Dear God, help me to seek you and your word every day and to be filled by your fresh and satisfying food for the soul.

Monday, October 12, 2009

Why I FINALLY started my Blog

Why have a blog?

I guess there are more reasons than I could possibly immagine. Mine is pretty simple.

First, I need a spot to hold some of my thoughts as I navigate through my daily intake of the internet and world around me. I have favorite blogs I have bookmarked, but it is the interesteing "off the beaten path" kind that I need to keep track of with ease. Hopefully, this will be an effective way to do that.

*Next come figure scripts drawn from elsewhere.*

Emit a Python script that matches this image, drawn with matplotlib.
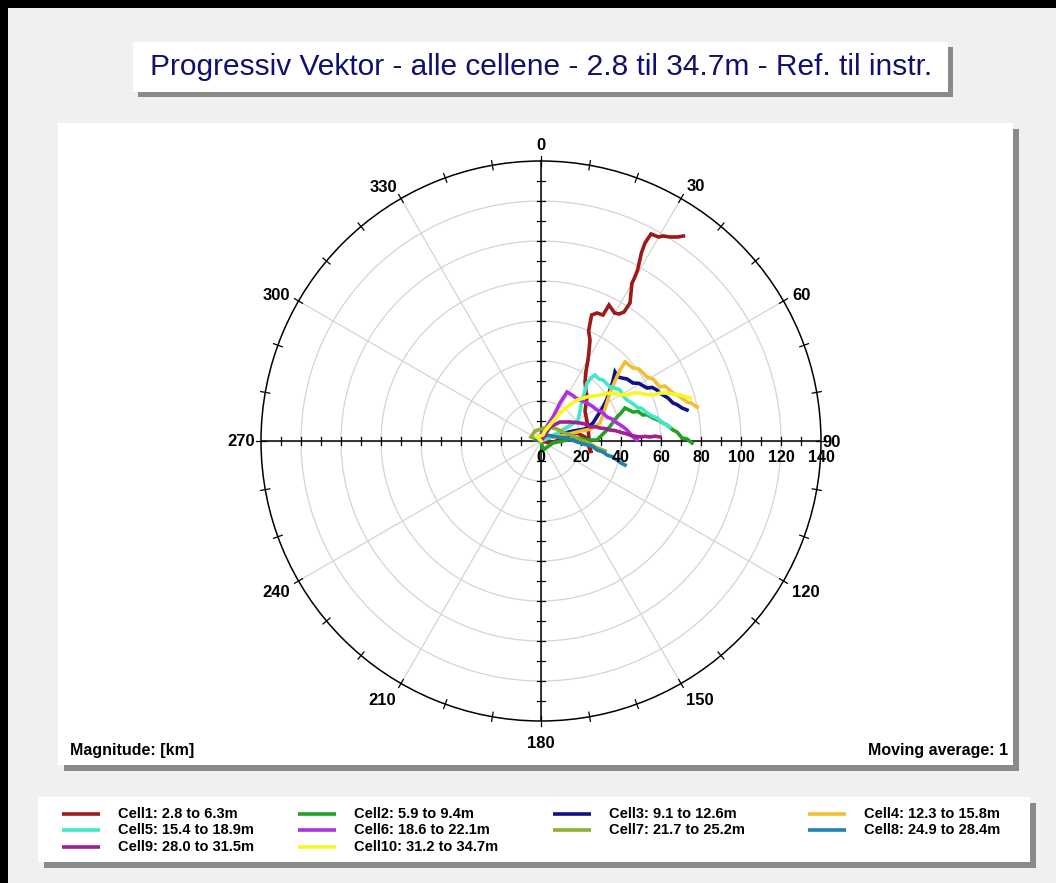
import numpy as np
import matplotlib.pyplot as plt
from matplotlib.patches import Rectangle

plt.rcParams['font.family'] = ['Liberation Sans', 'DejaVu Sans']

# progressive vector end points, km east (x) / km north (y)
cell1_x = [0, 5, 10, 15, 18, 22, 24, 25, 24, 23.5, 22, 23, 22.5, 22, 22.5, 23.5, 24, 24.5, 23.8, 25.3, 28, 31, 34, 36.8, 39, 41.5, 44.5, 45.5, 46.5, 48.3, 50.2, 52, 55, 58.8, 61, 64.5, 68.4, 71.2]
cell1_y = [0, -1, 1, 3, 4, 2, -3, -6, 1, 7, 15, 22, 25, 29.5, 35, 40.5, 45, 50.5, 55, 63, 64, 63, 68, 64, 63.5, 64.5, 69, 79, 81, 85.5, 94, 99, 103.5, 102, 102.5, 102, 102, 102.5]
cell2_x = [0, 1, 6, 13, 19.5, 23, 28, 30, 33, 35, 38, 40, 42, 44, 46, 48.5, 51, 53, 56, 58.5, 61, 63, 66, 68, 70.5, 73, 75.5]
cell2_y = [0, -4.5, -1, 0.5, 1.5, 0.5, 0.5, 2.5, 5.5, 8, 12, 14, 16.5, 15.5, 14.5, 14.8, 13, 13.2, 11.5, 10.5, 9, 8, 5.5, 4.5, 1.5, 1, -1]
cell3_x = [0, 8, 16, 22, 26, 28.5, 31, 33, 34.5, 36, 37, 38.5, 40.5, 43, 46, 49, 53, 55.5, 58, 59.5, 61, 63.5, 66, 68, 70.5, 73]
cell3_y = [0, 3, 5, 6, 9, 13, 17, 21, 25.5, 30, 34.5, 32, 31.5, 31, 29, 28.8, 26.5, 26.8, 25.5, 24, 23, 21.5, 19, 18.2, 16.5, 15.5]
cell4_x = [0, 5, 12, 20, 25, 29.5, 32, 34.5, 37, 39.5, 42, 44, 46, 49, 53, 56, 59.5, 62, 66, 69, 73, 75, 78]
cell4_y = [0, 2, 3, 5, 6, 9, 16, 24, 30, 35.5, 39.5, 38, 36.5, 36, 32, 31, 27, 27.5, 24, 22.5, 19.5, 19, 17]
cell5_x = [0, 5, 10, 15, 18.5, 19.5, 20.5, 22, 23, 25, 27, 29, 31, 34.5, 37, 39.5, 41, 43, 45.5, 48, 50.5, 53, 55.5, 58, 61, 64.5]
cell5_y = [0, 2, 5, 8, 10.5, 15, 20.5, 25, 29, 31.5, 33, 31, 30.5, 27, 26.5, 25.5, 22.5, 20.5, 19, 17, 16.2, 14, 12.5, 11.5, 9, 7]
cell6_x = [0, -1, 2, 6, 9.5, 13, 15.5, 17.5, 19.5, 23, 25.5, 28, 30.5, 33, 35.5, 38, 40.5, 43, 46, 48]
cell6_y = [0, 2, 6, 12, 19, 24.5, 23, 21.5, 20.5, 19, 17.5, 15.5, 14.5, 12, 11, 9, 7.5, 5.5, 2, 0.5]
cell7_x = [0, -5, -3, 3, 8, 12, 16, 20, 24, 27, 32]
cell7_y = [0, 2, 5, 7, 6, 4, 2.5, 0.5, -1, -3, -5]
cell8_x = [0, -2, 3, 8, 13, 18, 23, 26, 28, 31, 33, 36, 38, 40, 42]
cell8_y = [0, 0.5, 3, 2, 1.5, -0.5, -2, -2.8, -4.5, -5.5, -7, -8, -9.5, -11, -12]
cell9_x = [0, 2, 4.5, 9.5, 14.5, 19.5, 22, 24.5, 27, 29.5, 32, 34.5, 37, 39.5, 42, 44.5, 47, 49.5, 52, 54.5, 57, 59.5]
cell9_y = [0, 3, 7, 9.5, 9.5, 9, 8.5, 7, 7.2, 6.5, 6.2, 5.5, 5.2, 4.5, 3.8, 3, 2.4, 2, 2.3, 2, 2.4, 2]
cell10_x = [0, -2, 1, 2, 4.5, 9.5, 13, 18, 23, 26, 29.5, 33, 36, 39.5, 43, 46, 49.5, 53, 56, 59.5, 63, 66, 69.5, 72, 74.5]
cell10_y = [0, 2, 3, 5, 8, 14, 17, 20.5, 22, 22.5, 23, 23.8, 24, 23.2, 23, 24, 24, 23.2, 23, 24, 24, 23.5, 23, 22.2, 21.5]

labels = ['Cell1: 2.8 to 6.3m', 'Cell2: 5.9 to 9.4m', 'Cell3: 9.1 to 12.6m', 'Cell4: 12.3 to 15.8m',
          'Cell5: 15.4 to 18.9m', 'Cell6: 18.6 to 22.1m', 'Cell7: 21.7 to 25.2m', 'Cell8: 24.9 to 28.4m',
          'Cell9: 28.0 to 31.5m', 'Cell10: 31.2 to 34.7m']
colors = ['#a01818', '#22a022', '#10108c', '#f0c030', '#40e8c8',
          '#b030e0', '#90b030', '#2080b0', '#a02090', '#f8f820']
xs = [cell1_x, cell2_x, cell3_x, cell4_x, cell5_x, cell6_x, cell7_x, cell8_x, cell9_x, cell10_x]
ys = [cell1_y, cell2_y, cell3_y, cell4_y, cell5_y, cell6_y, cell7_y, cell8_y, cell9_y, cell10_y]

angle_ticks = list(range(0, 360, 30))
r_ticks = [0, 20, 40, 60, 80, 100, 120, 140]
rmax = 140

W, H = 1056, 883
fig = plt.figure(figsize=(W / 100, H / 100), dpi=100)
fig.patch.set_facecolor('#f0f0f0')

# background layer in pixel coordinates
bg = fig.add_axes([0, 0, 1, 1])
bg.set_xlim(0, W)
bg.set_ylim(H, 0)
bg.axis('off')

def box(x0, y0, x1, y1, sh=6):
    bg.add_patch(Rectangle((x0 + sh, y0 + sh), x1 - x0, y1 - y0, facecolor='#8a8a8a', edgecolor='none'))
    bg.add_patch(Rectangle((x0, y0), x1 - x0, y1 - y0, facecolor='white', edgecolor='none'))

bg.add_patch(Rectangle((0, 0), W, 8, facecolor='black'))
bg.add_patch(Rectangle((0, 0), 8, H, facecolor='black'))
box(133, 42, 948, 92, 5)
box(58, 123, 1013, 765, 6)
box(38, 797, 1030, 862, 6)

bg.text(541, 67, 'Progressiv Vektor - alle cellene - 2.8 til 34.7m - Ref. til instr.',
        ha='center', va='center', fontsize=21.5, color='#101070')
bg.text(70, 751, 'Magnitude: [km]', ha='left', va='center', fontsize=11.5, fontweight='bold')
bg.text(1008, 751, 'Moving average: 1', ha='right', va='center', fontsize=11.5, fontweight='bold')

# legend, row-wise like the original
col_x = [62, 298, 553, 808]
row_y = [814, 830, 847]
for i, (lab, c) in enumerate(zip(labels, colors)):
    cx = col_x[i % 4]
    ry = row_y[i // 4]
    bg.plot([cx, cx + 38], [ry, ry], color=c, lw=2.6, solid_capstyle='butt')
    bg.text(cx + 56, ry, lab, ha='left', va='center', fontsize=10.5, fontweight='bold')

# polar grid
cx0, cy0, R = 541, 441, 280
rect = [(cx0 - R) / W, (H - cy0 - R) / H, 2 * R / W, 2 * R / H]
ax = fig.add_axes(rect, projection='polar')
ax.set_theta_zero_location('N')
ax.set_theta_direction(-1)
ax.set_rlim(0, rmax)
ax.set_rticks(r_ticks[1:-1])
ax.set_yticklabels([])
ax.set_xticks(np.radians(angle_ticks))
ax.set_xticklabels([])
ax.tick_params(length=0)
ax.grid(color='#d4d4d4', lw=0.9)
ax.spines['polar'].set_color('black')
ax.spines['polar'].set_linewidth(1.1)

for a in range(0, 360, 10):
    ax.plot([np.radians(a)] * 2, [rmax - 2.3, rmax + 2.3], color='black', lw=0.9, clip_on=False)

# label anchor (angle, radius) as placed in the original
lab_pos = {0: (0, 148), 30: (31.4, 148.8), 60: (60.9, 149.3), 90: (90.2, 145.5),
           120: (119.7, 152.5), 150: (148.5, 152), 180: (180, 151), 210: (211.5, 152),
           240: (240.3, 152.5), 270: (270, 150), 300: (298.7, 151), 330: (328.1, 149.5)}
for a in angle_ticks:
    th, rr = lab_pos[a]
    ax.text(np.radians(th), rr, str(a), ha='center', va='center',
            fontsize=12, fontweight='bold', clip_on=False)

# cartesian overlay for the axes cross and the vectors
ov = fig.add_axes(rect)
ov.set_xlim(-rmax, rmax)
ov.set_ylim(-rmax, rmax)
ov.axis('off')
ov.patch.set_alpha(0)
ov.plot([-rmax, rmax], [0, 0], color='black', lw=1.1)
ov.plot([0, 0], [-rmax, rmax], color='black', lw=1.1)
for t in range(-rmax + 10, rmax, 10):
    if t == 0:
        continue
    ov.plot([t, t], [-2.2, 2.2], color='black', lw=0.9)
    ov.plot([-2.2, 2.2], [t, t], color='black', lw=0.9)
for t in r_ticks:
    ov.text(t, -8, str(t), ha='center', va='center', fontsize=11.5, fontweight='bold')

for x, y, c in zip(xs, ys, colors):
    ov.plot(x, y, color=c, lw=2.6, solid_joinstyle='miter')

fig.savefig('out.png', dpi=100, facecolor=fig.get_facecolor())
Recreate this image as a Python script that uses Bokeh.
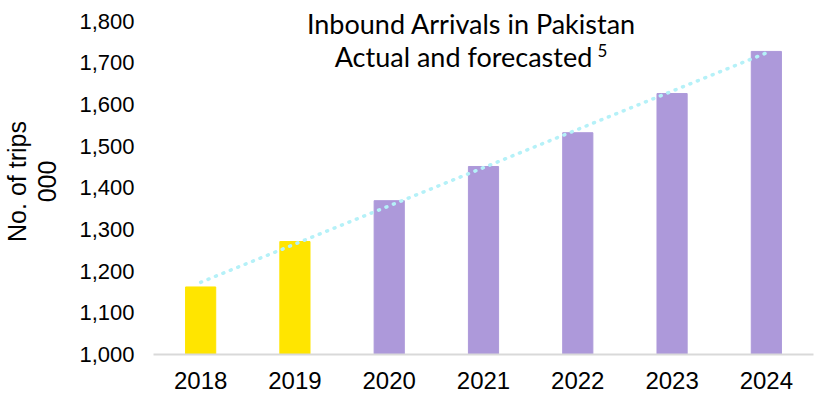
import numpy as np
from bokeh.plotting import figure
from bokeh.models import ColumnDataSource, Range1d, NumeralTickFormatter, FixedTicker, Label
from bokeh.embed import file_html
from bokeh.resources import INLINE

years = ["2018", "2019", "2020", "2021", "2022", "2023", "2024"]
trips = [1162, 1271, 1369, 1451, 1532, 1626, 1727]
status = ["actual", "actual", "forecast", "forecast", "forecast", "forecast", "forecast"]
y_ticks = [1000, 1100, 1200, 1300, 1400, 1500, 1600, 1700, 1800]

title_line1 = "Inbound Arrivals in Pakistan"
title_line2 = "Actual and forecasted"
title_note = "5"
y_title = "No. of trips\n000"

YELLOW = "#FFE500"
PURPLE = "#AD99DA"
TREND = "#B5F1F8"

colors = [YELLOW if s == "actual" else PURPLE for s in status]
src = ColumnDataSource(dict(x=years, top=trips, color=colors))

p = figure(x_range=years, y_range=Range1d(1000, 1830),
           width=815, height=404, output_backend="svg", toolbar_location=None,
           min_border_left=152, min_border_right=2, min_border_top=8, min_border_bottom=50)
p.outline_line_color = None
p.grid.grid_line_color = None
p.background_fill_color = "white"
p.border_fill_color = "white"

p.vbar(x="x", top="top", bottom=1000, width=0.32, color="color", source=src)

# linear trend line (least squares on the data)
idx = np.arange(len(trips))
slope, intercept = np.polyfit(idx, trips, 1)
trend_y = [intercept, intercept + slope * (len(trips) - 1)]
p.line(x=[years[0], years[-1]], y=trend_y, line_color=TREND, line_width=3.5,
       line_dash="1 7", line_cap="round")

# y axis
p.yaxis.ticker = FixedTicker(ticks=y_ticks)
p.yaxis.formatter = NumeralTickFormatter(format="0,0")
p.yaxis.axis_line_color = None
p.yaxis.major_tick_line_color = None
p.yaxis.minor_tick_line_color = None
p.yaxis.major_tick_out = 0
p.yaxis.major_tick_in = 0
p.yaxis.major_label_standoff = 19
p.yaxis.major_label_text_font = "Liberation Sans"
p.yaxis.major_label_text_font_size = "22px"
p.yaxis.major_label_text_color = "#000000"
p.yaxis.axis_label = y_title
p.yaxis.axis_label_text_font = "Liberation Sans"
p.yaxis.axis_label_text_font_size = "25px"
p.yaxis.axis_label_text_line_height = 1.08
p.yaxis.axis_label_text_font_style = "normal"
p.yaxis.axis_label_text_color = "#000000"
p.yaxis.axis_label_standoff = 15

# x axis
p.xaxis.axis_line_color = "#D9D9D9"
p.xaxis.axis_line_width = 2
p.xaxis.major_tick_line_color = None
p.xaxis.minor_tick_line_color = None
p.xaxis.major_tick_out = 0
p.xaxis.major_tick_in = 0
p.xaxis.major_label_standoff = 17
p.xaxis.major_label_text_font = "Liberation Sans"
p.xaxis.major_label_text_font_size = "24px"
p.xaxis.major_label_text_color = "#000000"

# title inside the plot area
t1 = Label(x=318, y=331, x_units="screen", y_units="screen", text=title_line1,
           text_align="center", text_baseline="alphabetic",
           text_font="Lato", text_font_size="27px", text_color="#000000")
t2 = Label(x=310, y=298, x_units="screen", y_units="screen", text=title_line2,
           text_align="center", text_baseline="alphabetic",
           text_font="Lato", text_font_size="27px", text_color="#000000")
t3 = Label(x=444, y=304, x_units="screen", y_units="screen", text=title_note,
           text_align="left", text_baseline="alphabetic",
           text_font="Lato", text_font_size="17px", text_color="#000000")
for t in (t1, t2, t3):
    p.add_layout(t)

open("out.html", "w").write(file_html(p, INLINE))
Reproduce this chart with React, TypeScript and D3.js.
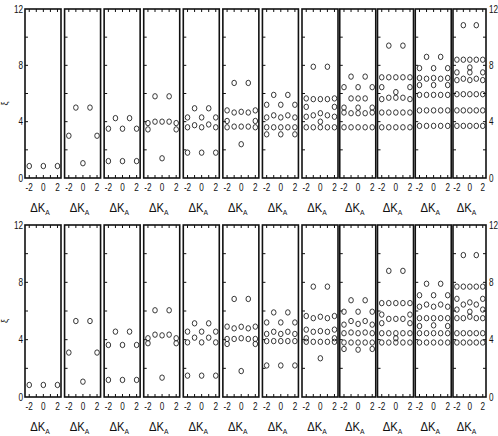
import React from 'react';
import * as d3 from 'd3';

// ΔK_A positions shared by every panel
const deltaK = [-2, -1, 0, 1, 2];

// each panel: one list of ξ values per ΔK_A column (same order as deltaK)
const top01 = [[0.85], [], [0.85], [], [0.85]];
const top02 = [[3.0], [5.0], [1.05], [5.0], [3.0]];
const top03 = [[3.5, 1.2], [4.25], [3.5, 1.2], [4.25], [3.5, 1.2]];
const top04 = [[3.9, 3.45], [5.8, 4.0], [4.0, 1.4], [5.8, 4.0], [3.9, 3.45]];
const top05 = [[4.3, 3.6, 1.8], [4.95, 3.75], [4.3, 3.6, 1.8], [4.95, 3.8], [4.3, 3.6, 1.8]];
const top06 = [[4.8, 4.05, 3.6], [6.75, 4.65, 3.65], [4.7, 3.65, 2.4], [6.75, 4.65, 3.65], [4.8, 4.05, 3.6]];
const top07 = [[5.2, 4.3, 3.6, 3.1], [5.9, 4.45, 3.6], [5.2, 4.3, 3.6, 3.1], [5.9, 4.45, 3.6], [5.2, 4.3, 3.6, 3.1]];
const top08 = [[5.65, 5.05, 4.35, 3.6], [7.9, 5.6, 4.45, 3.6], [5.6, 4.6, 4.0, 3.6], [7.9, 5.6, 4.45, 3.6], [5.65, 5.05, 4.35, 3.6]];
const top09 = [[6.45, 5.0, 4.65, 3.6], [7.2, 5.65, 4.6, 3.6], [6.45, 5.65, 5.0, 4.6, 3.6], [7.2, 5.65, 4.6, 3.6], [6.45, 5.0, 4.65, 3.6]];
const top10 = [[7.15, 6.45, 5.6, 4.65, 3.6], [9.4, 7.15, 5.7, 4.65, 3.6], [7.15, 6.1, 5.7, 4.65, 3.6], [9.4, 7.15, 5.7, 4.65, 3.6], [7.15, 6.45, 5.6, 4.65, 3.6]];
const top11 = [[7.8, 7.1, 6.6, 5.9, 4.8, 3.7], [8.6, 7.05, 5.9, 4.8, 3.7], [7.8, 7.1, 6.6, 5.9, 4.8, 3.7], [8.6, 7.05, 5.9, 4.8, 3.7], [7.8, 7.1, 6.6, 5.9, 4.8, 3.7]];
const top12 = [[8.4, 7.5, 6.95, 5.95, 4.8, 3.7], [10.85, 8.4, 7.05, 5.95, 4.8, 3.7], [8.4, 7.85, 7.5, 6.95, 5.95, 4.8, 3.7], [10.85, 8.4, 7.05, 5.95, 4.8, 3.7], [8.4, 7.5, 6.95, 5.95, 4.8, 3.7]];

const bot01 = [[0.84], [], [0.84], [], [0.84]];
const bot02 = [[3.1], [5.3], [1.07], [5.3], [3.1]];
const bot03 = [[3.63, 1.19], [4.56], [3.63, 1.19], [4.56], [3.63, 1.19]];
const bot04 = [[4.1, 3.75], [6.05, 4.35], [4.3, 1.35], [6.05, 4.35], [4.1, 3.75]];
const bot05 = [[4.56, 3.81, 1.49], [5.14, 4.14], [4.56, 3.81, 1.49], [5.14, 4.14], [4.56, 3.81, 1.49]];
const bot06 = [[4.91, 4.05, 3.7], [6.84, 4.79, 4.05], [4.9, 4.1, 1.81], [6.84, 4.79, 4.05], [4.91, 4.05, 3.7]];
const bot07 = [[5.2, 4.4, 3.9, 2.2], [5.9, 4.55, 3.9], [5.2, 4.4, 3.9, 2.2], [5.9, 4.55, 3.9], [5.2, 4.4, 3.9, 2.2]];
const bot08 = [[5.65, 4.7, 4.1, 3.85], [7.7, 5.5, 4.55, 3.85], [5.6, 4.6, 3.85, 2.7], [7.7, 5.5, 4.55, 3.85], [5.65, 4.7, 4.1, 3.85]];
const bot09 = [[5.95, 5.05, 4.45, 3.8, 3.35], [6.75, 5.3, 4.5, 3.8], [5.95, 5.1, 4.45, 3.8, 3.3], [6.75, 5.3, 4.5, 3.8], [5.95, 5.05, 4.45, 3.8, 3.35]];
const bot10 = [[6.55, 5.75, 5.15, 4.45, 3.8], [8.8, 6.55, 5.45, 4.45, 3.8], [6.55, 5.45, 4.45, 4.1, 3.8], [8.8, 6.55, 5.45, 4.45, 3.8], [6.55, 5.75, 5.15, 4.45, 3.8]];
const bot11 = [[7.1, 6.3, 5.5, 4.95, 4.45, 3.8], [7.9, 6.45, 5.5, 4.45, 3.8], [7.1, 6.3, 5.5, 5.0, 4.45, 3.8], [7.9, 6.45, 5.5, 4.45, 3.8], [7.1, 6.3, 5.5, 4.95, 4.45, 3.8]];
const bot12 = [[7.7, 6.85, 6.1, 5.5, 4.45, 3.8], [9.9, 7.7, 6.45, 5.5, 4.45, 3.8], [7.7, 6.6, 5.95, 5.6, 4.45, 3.8], [9.9, 7.7, 6.45, 5.5, 4.45, 3.8], [7.7, 6.85, 6.1, 5.5, 4.45, 3.8]];

const topPanels = [top01, top02, top03, top04, top05, top06, top07, top08, top09, top10, top11, top12];
const botPanels = [bot01, bot02, bot03, bot04, bot05, bot06, bot07, bot08, bot09, bot10, bot11, bot12];

const xTickLabels = [-2, 0, 2];
const xTicks = [-2, -1, 0, 1, 2];
const yTickLabels = [0, 4, 8, 12];
const yTicks = [2, 4, 6, 8, 10];

const FONT = "'Liberation Sans', Arial, sans-serif";

// panel left edges drift slightly across the figure
const panelLeft = d3.scaleLinear().domain([0, 7, 11]).range([25, 302, 453]);
const panelWidth = d3.scaleLinear().domain([0, 10, 11]).range([36, 36, 33]);

// narrow numerals, like the original figure
const Num = ({ x, y, anchor, children }) => (
  <text transform={`translate(${x},${y}) scale(0.82,1)`} textAnchor={anchor} fontSize={10}
    fontFamily={FONT} fill="#111">{children}</text>
);

const Row = ({ panels, yTop, yBottom, ylabel }) => {
  const y = d3.scaleLinear().domain([0, 12]).range([yBottom, yTop]);
  const last = panels.length - 1;
  const rightEdge = panelLeft(last) + panelWidth(last);
  return (
    <g>
      {panels.map((cols, i) => {
        const x0 = panelLeft(i);
        const w = panelWidth(i);
        const x = d3.scaleLinear().domain([-2.6, 2.5]).range([x0, x0 + w]);
        const cx = x0 + w / 2;
        return (
          <g key={i}>
            {xTicks.map(t => (
              <g key={t}>
                <line x1={x(t)} x2={x(t)} y1={yBottom} y2={yBottom - 3} stroke="#111" strokeWidth={1} />
                <line x1={x(t)} x2={x(t)} y1={yTop} y2={yTop + 3} stroke="#111" strokeWidth={1} />
              </g>
            ))}
            {yTicks.map(t => (
              <line key={t} x1={x0} x2={x0 + 3} y1={y(t)} y2={y(t)} stroke="#111" strokeWidth={1} />
            ))}
            {i === last && yTicks.map(t => (
              <line key={'r' + t} x1={x0 + w} x2={x0 + w - 3} y1={y(t)} y2={y(t)} stroke="#111" strokeWidth={1} />
            ))}
            {cols.map((vals, c) => vals.map((v, k) => (
              <ellipse key={c + '-' + k} cx={x(deltaK[c])} cy={y(v)} rx={2.3} ry={2.7}
                fill="none" stroke="#222" strokeWidth={0.9} />
            )))}
            <rect x={x0} y={yTop} width={w} height={yBottom - yTop} fill="none" stroke="#111" strokeWidth={1.6} />
            {xTickLabels.map(t => (
              <Num key={t} x={x(t)} y={yBottom + 13} anchor="middle">
                {t < 0 ? '-' + Math.abs(t) : t}
              </Num>
            ))}
            <text transform={`translate(${cx - 3},${yBottom + 34}) scale(0.9,1)`} textAnchor="middle"
              fontSize={12.5} fontFamily={FONT} fill="#111">
              ΔK<tspan fontSize={7.5} dy={3}>A</tspan>
            </text>
          </g>
        );
      })}
      {yTickLabels.map(t => (
        <g key={t}>
          <Num x={23} y={y(t) + 3.5} anchor="end">{t}</Num>
          <Num x={rightEdge + 3} y={y(t) + 3.5} anchor="start">{t}</Num>
        </g>
      ))}
      <text transform={`translate(8,${(yTop + yBottom) / 2 + 10}) rotate(-90)`} textAnchor="middle"
        fontSize={9} fontFamily={FONT} fill="#111">{ylabel}</text>
    </g>
  );
};

export default function App() {
  return (
    <svg width={498} height={436} style={{ position: 'absolute', left: 0, top: 0, background: '#fff' }}>
      <rect width={498} height={436} fill="#fff" />
      <Row panels={topPanels} yTop={9} yBottom={178} ylabel="ξ" />
      <Row panels={botPanels} yTop={225} yBottom={397} ylabel="ξ" />
    </svg>
  );
}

Second, I also wanted a place where I could record my "1000 Gift List" that Ann Voskamp inspired. I want to be a part of a community that gives thanks and glory back to God. and then shares these blessings for the good of the community. I have gained so much from Ann's lists. She inspires and encourages me so much.

Third, I am hoping that this will be a sort of "accountability" tool for me to sit and talk with God in the morning. He is always drawing me towards Himself and the mornings are really the only time I feel as though I can have uninterrupted time with him. I need His word and his spirit to help me throughout the rest of the day. The time will actually be spend before the post, but I pray that the post will be an honest reflection and response from our time that we spend together.

Here are a couple posts I ran across this morning regarding this very practice which I felt were helpful to me:

Thirsting after God - How can I truly "drink the cup of Jesus"?
Spending the morning with God - I especially liked the passage from George Muller. A great reminder to go to bed early so we can get up early.

One thing I want to stay away from is to come on here daily and say something profound with a goal to change the world with my intelligence or loftiness. I really just want to be me, warts and all. Maybe God can and will use this broken vessel....but it won't be by a post directed on my own. By his Grace, He will meet me here and hopefully I will receive Him and His offer to have our daily morning coffee. Dear Lord, may I always receive your invitation.